WTF coding #2 - CDNs

Apr 26, 2015 02:12

Do you like shooting yourself into your foot? Of course the answer is likely "no!" but some people seem to like it... I can't explain why else someone would use "CDNs" for their scripts or stylesheets on the internet....

Here's my list of top reasons why you never, ever should use CDNs in your websites!

1.: It adds a level of dependency to your application/site. There is a number of reasons why you would not want that. First and foremost, if your customers can access your site through HTTP(s) than you know exactly ONE thing: they can access YOUR site. Chances are high that they cannot access whatever CDN you are using. Sure chances may be higher that they cannot access your site over the CDNs but still: probabilities multiply.

2.: No matter how good the reputation of your CDN is... it might end up on some blocked list. Either DNS or IP... again, if your clients can access your site but not the CDN... it's YOUR site that will look broken!

3.: PRIVACY! For gots sake, look up the specs of the HTTP(s) protocol! Whenever a browser requests some external resource (i.e. script, stylesheet, image,...) it sends alog an "origin information" called "referer header" (misspelled yes, it's a known "bug" in the specs) - that has the full page URL! It also sends along all cookies that the target (CDN) host ever has set on the client! In short: Google (and others) know exactly when your users browse what part of your webpage... and most of the time they even know who that user is - "one user for all the Google" ring a bell? And yes, that includes HTTPS traffic! Information disclosure to the max!

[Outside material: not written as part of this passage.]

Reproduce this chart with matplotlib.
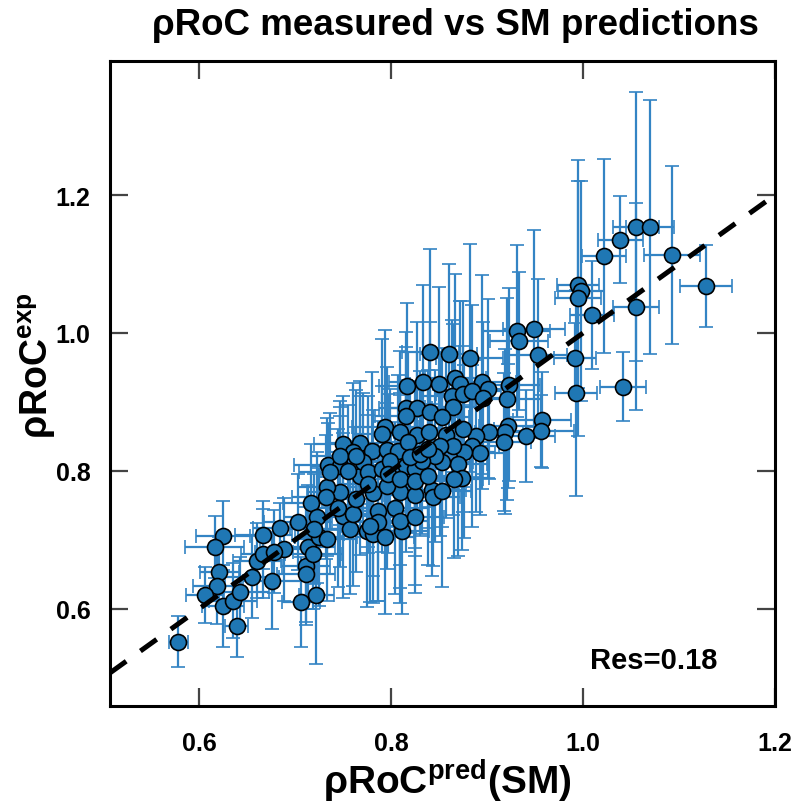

4.: It is "recommended by Google". Yeah. Because the folks at Google only have the best of your and your customers in mind and never ever would gain anything from it, right?

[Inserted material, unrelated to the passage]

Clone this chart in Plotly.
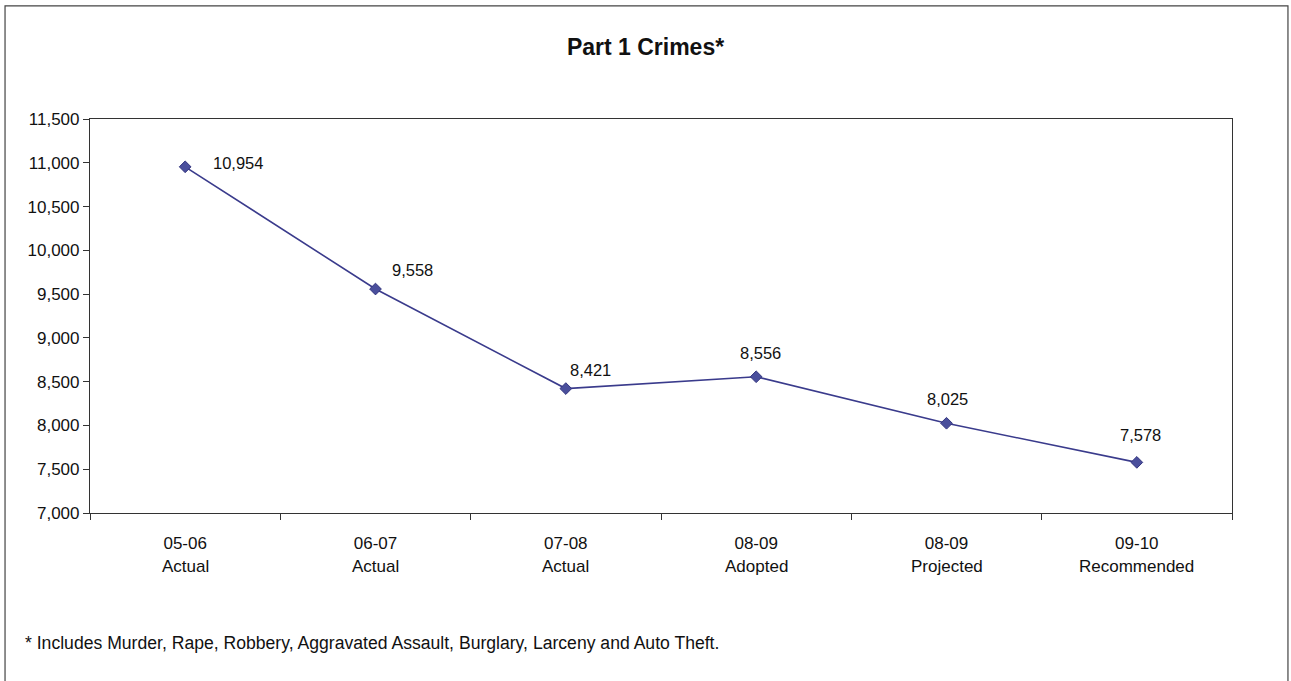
import plotly.graph_objects as go

periods = ["05-06", "06-07", "07-08", "08-09", "08-09", "09-10"]
kinds = ["Actual", "Actual", "Actual", "Adopted", "Projected", "Recommended"]
crimes = [10954, 9558, 8421, 8556, 8025, 7578]
y_ticks = [7000, 7500, 8000, 8500, 9000, 9500, 10000, 10500, 11000, 11500]

# label offsets (pixels) - styling only
label_dx = [53, 37, 25, 4, 1, 4]
label_dy = [4, 19, 19, 24, 24, 27]

FONT = "Liberation Sans, Arial, sans-serif"
x_idx = list(range(len(periods)))

fig = go.Figure()
fig.add_trace(go.Scatter(
    x=x_idx, y=crimes, mode="lines+markers",
    line=dict(color="#3a3b8c", width=1.6),
    marker=dict(symbol="diamond", size=9, color="#4a4f9c",
                line=dict(color="#33357f", width=1)),
    hoverinfo="skip", showlegend=False,
))

for i, v in enumerate(crimes):
    fig.add_annotation(x=i, y=v, text=f"{v:,}", showarrow=False,
                       xshift=label_dx[i], yshift=label_dy[i],
                       font=dict(family=FONT, size=16.5, color="#111111"))

# second line of category labels
for i, k in enumerate(kinds):
    fig.add_annotation(x=i, xref="x", yref="paper", y=-0.137, text=k,
                       showarrow=False, yanchor="middle",
                       font=dict(family=FONT, size=17, color="#111111"))

fig.add_annotation(xref="paper", yref="paper", x=-0.059, y=-0.33,
                   xanchor="left", yanchor="middle", showarrow=False,
                   text="* Includes Murder, Rape, Robbery, Aggravated Assault, Burglary, Larceny and Auto Theft.",
                   font=dict(family=FONT, size=17.6, color="#111111"))

# outer chart border
fig.add_shape(type="rect", xref="paper", yref="paper",
              x0=-0.0744, x1=1.049, y0=-0.46, y1=1.287,
              line=dict(color="#444444", width=1.2), layer="below")

fig.update_layout(
    width=1291, height=681,
    margin=dict(l=90, r=59, t=119, b=168),
    paper_bgcolor="white", plot_bgcolor="white",
    title=dict(text="<b>Part 1 Crimes*</b>", x=0.5, xanchor="center",
               xref="container", y=1 - 47 / 681, yanchor="middle",
               font=dict(family=FONT, size=23, color="#111111")),
    font=dict(family=FONT, size=17, color="#111111"),
    xaxis=dict(range=[-0.5, len(periods) - 0.5],
               tickvals=x_idx, ticktext=periods, ticks="",
               ticklabelstandoff=14,
               showgrid=False, zeroline=False,
               showline=True, linecolor="#333333", linewidth=1.2, mirror=True,
               minor=dict(tickvals=[i - 0.5 for i in range(len(periods) + 1)],
                          ticks="outside", ticklen=6, tickcolor="#333333",
                          showgrid=False),
               tickfont=dict(family=FONT, size=17)),
    yaxis=dict(range=[7000, 11500], tickvals=y_ticks, tickformat=",",
               ticks="outside", ticklen=6, tickcolor="#333333",
               showgrid=False, zeroline=False,
               showline=True, linecolor="#333333", linewidth=1.2, mirror=True,
               tickfont=dict(family=FONT, size=17)),
)

fig.write_html("out.html")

Why would anyone even want to do this? Because it's easy... and the CDN hosters "offer the good deed"... You can save a few kb in traffic on your site, yes... but at what cost?

Let's look at it from a different point of view: everybody and their grandmother is using jQuery by now... it's a decent library (even I have to admit that). But since everybody (almost) is using it from the CDN (the recommended way) Google now has a VERY nice way of tracking just about every browsing session that is out there. Am I the only one who's slightly creeped out by this?

Not that I'm into any conspiracy theory (other than loving movies about that subject) but it sure is starting to look like one. Please people: if YOUR site uses a library/stylesheet/image/whatever, HOST IT YOURSELF!
I'd like to see a feature added to browsers to just outright refuse loading any script/stylesheet/image that is referenced from a different domain/protocol and not send any referrer information for embedded media.

I'm looking for a way to get back control of my internet. Anybody know of plugins to get browsers to load well known content locally even if it's referenced with HTTPS?